Home sharing in the Canary Islands is about to get easier as the Spanish Supreme Court has overturned a ban on home sharing on the islands.
The decision is good news for hosts across the Canary Islands, who had faced some of the most restrictive travel and tourism rules in Europe – a situation that the Supreme Court said “does not make sense”.
“The only plausible explanation for this shortcoming is to favor the offer of traditional tourist accommodation mainly present in these tourist areas, thereby violating free competition,” it said.
The news is a welcome boost to people-powered tourism on the islands, which is affordable, authentic, inclusive and sustainable.
“The decisions from the Supreme Court are good news for local hosts and healthy tourism that spreads benefits to everyone – families, businesses and communities – on the Canary Islands. Now we want to move forward and work together with local, regional and national governments – as well as other tourism players – to develop modern and sustainable rules that work for everyone.”

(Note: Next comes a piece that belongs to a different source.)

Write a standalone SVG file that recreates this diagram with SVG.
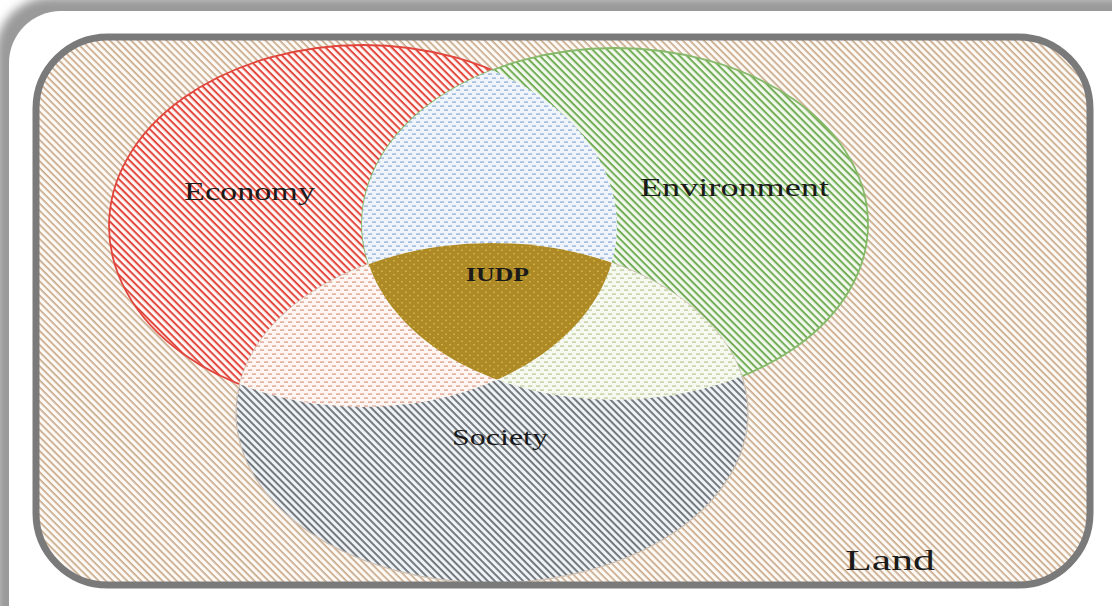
<svg xmlns="http://www.w3.org/2000/svg" width="1112" height="606" viewBox="0 0 1112 606">
<style>
.lbl{font-family:"Liberation Serif","Times New Roman",serif;fill:#1a1a1a}
</style>
<defs>
<filter id="sh" x="-5%" y="-5%" width="110%" height="110%"><feGaussianBlur stdDeviation="5"/></filter>
<pattern id="pLand" width="5" height="5" patternUnits="userSpaceOnUse" patternTransform="rotate(45)">
<rect width="5" height="5" fill="#fdfaf6"/><rect width="5" height="1.7" fill="#c8a98b"/></pattern>
<pattern id="pRed" width="5.2" height="5.2" patternUnits="userSpaceOnUse" patternTransform="rotate(45)">
<rect width="5.2" height="5.2" fill="#fff8f6"/><rect width="5.2" height="2" fill="#e2473d"/></pattern>
<pattern id="pGreen" width="5.2" height="5.2" patternUnits="userSpaceOnUse" patternTransform="rotate(45)">
<rect width="5.2" height="5.2" fill="#f4f9f0"/><rect width="5.2" height="2" fill="#72ad55"/></pattern>
<pattern id="pGray" width="5" height="5" patternUnits="userSpaceOnUse" patternTransform="rotate(45)">
<rect width="5" height="5" fill="#eef3f7"/><rect width="5" height="1.9" fill="#6f7377"/></pattern>
<pattern id="pBlue" width="8" height="8" patternUnits="userSpaceOnUse">
<rect width="8" height="8" fill="#eff5fb"/><rect x="0" y="1.5" width="4.2" height="1.2" fill="#8ca8d6"/><rect x="4" y="5.5" width="4.2" height="1.2" fill="#8ca8d6"/></pattern>
<pattern id="pOrange" width="8" height="8" patternUnits="userSpaceOnUse">
<rect width="8" height="8" fill="#fdf6f2"/><rect x="0" y="1.5" width="4.2" height="1.2" fill="#dc9680"/><rect x="4" y="5.5" width="4.2" height="1.2" fill="#dc9680"/></pattern>
<pattern id="pLGreen" width="8" height="8" patternUnits="userSpaceOnUse">
<rect width="8" height="8" fill="#f6f9f0"/><rect x="0" y="1.5" width="4.2" height="1.2" fill="#b9c692"/><rect x="4" y="5.5" width="4.2" height="1.2" fill="#b9c692"/></pattern>
<pattern id="pGold" width="8" height="7" patternUnits="userSpaceOnUse">
<rect width="8" height="7" fill="#ad8a26"/><circle cx="2" cy="1.75" r="0.8" fill="#e6c653"/><circle cx="6" cy="5.25" r="0.8" fill="#e6c653"/></pattern>
<clipPath id="cInner"><rect x="36" y="37" width="1054" height="548" rx="72"/></clipPath>
<clipPath id="cEco"><ellipse cx="363" cy="226" rx="254" ry="181"/></clipPath>
<clipPath id="cEnv"><ellipse cx="615" cy="224" rx="253" ry="176"/></clipPath>
</defs>

<rect width="1112" height="606" fill="#ffffff"/>
<g id="frame">
<rect x="-4" y="-3" width="1250" height="700" rx="55" fill="#9a9a9a" filter="url(#sh)"/>
<rect x="9" y="11" width="1250" height="700" rx="52" fill="#ffffff"/>
</g>

<g id="land">
<rect x="36" y="37" width="1054" height="548" rx="72" fill="url(#pLand)"/>
</g>

<g clip-path="url(#cInner)">
<g id="economy">
<ellipse cx="363" cy="226" rx="254" ry="181" fill="url(#pRed)" stroke="#e0463c" stroke-width="1.8"/>
</g>
<g id="environment">
<ellipse cx="615" cy="224" rx="253" ry="176" fill="url(#pGreen)" stroke="#86b96a" stroke-width="1.8"/>
</g>
<g id="society">
<ellipse cx="492" cy="413" rx="256" ry="170" fill="url(#pGray)" stroke="#cdbfb2" stroke-width="1.2"/>
</g>
<g id="economy-environment" clip-path="url(#cEco)">
<ellipse cx="615" cy="224" rx="253" ry="176" fill="url(#pBlue)"/>
</g>
<g id="economy-society" clip-path="url(#cEco)">
<ellipse cx="492" cy="413" rx="256" ry="170" fill="url(#pOrange)"/>
</g>
<g id="environment-society" clip-path="url(#cEnv)">
<ellipse cx="492" cy="413" rx="256" ry="170" fill="url(#pLGreen)"/>
</g>
<g id="iudp-region" clip-path="url(#cEco)">
<ellipse cx="492" cy="413" rx="256" ry="170" fill="url(#pGold)" clip-path="url(#cEnv)"/>
</g>
</g>

<rect x="36" y="37" width="1054" height="548" rx="72" fill="none" stroke="#7a7a7a" stroke-width="7"/>

<g id="connectors"></g>

<g id="labels">
<text class="lbl" x="184" y="200" font-size="26" textLength="131" lengthAdjust="spacingAndGlyphs">Economy</text>
<text class="lbl" x="640" y="196" font-size="25" textLength="189" lengthAdjust="spacingAndGlyphs">Environment</text>
<text class="lbl" x="452" y="445" font-size="23" textLength="96" lengthAdjust="spacingAndGlyphs">Society</text>
<text class="lbl" x="466" y="281" font-size="19" font-weight="bold" textLength="63" lengthAdjust="spacingAndGlyphs">IUDP</text>
<text class="lbl" x="845" y="570" font-size="30" textLength="90" lengthAdjust="spacingAndGlyphs">Land</text>
</g>
</svg>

Sergio Vinay, Airbnb Public Policy Lead for Spain and Portugal
A report presented at the OECD Forum – Healthy Travel and Healthy Destinations – on the economics of different tourism models in popular destinations around the world shows that for every dollar Airbnb guests spend on accommodation, 87 cents goes to local hosts.
Alternatively, for tourists that book a major hotel chain through an online travel agency, somewhere between 14 and 35 cents of each traveler dollar is paid out in franchise fees, management fees and OTA commissions, which might not ever reach the local community.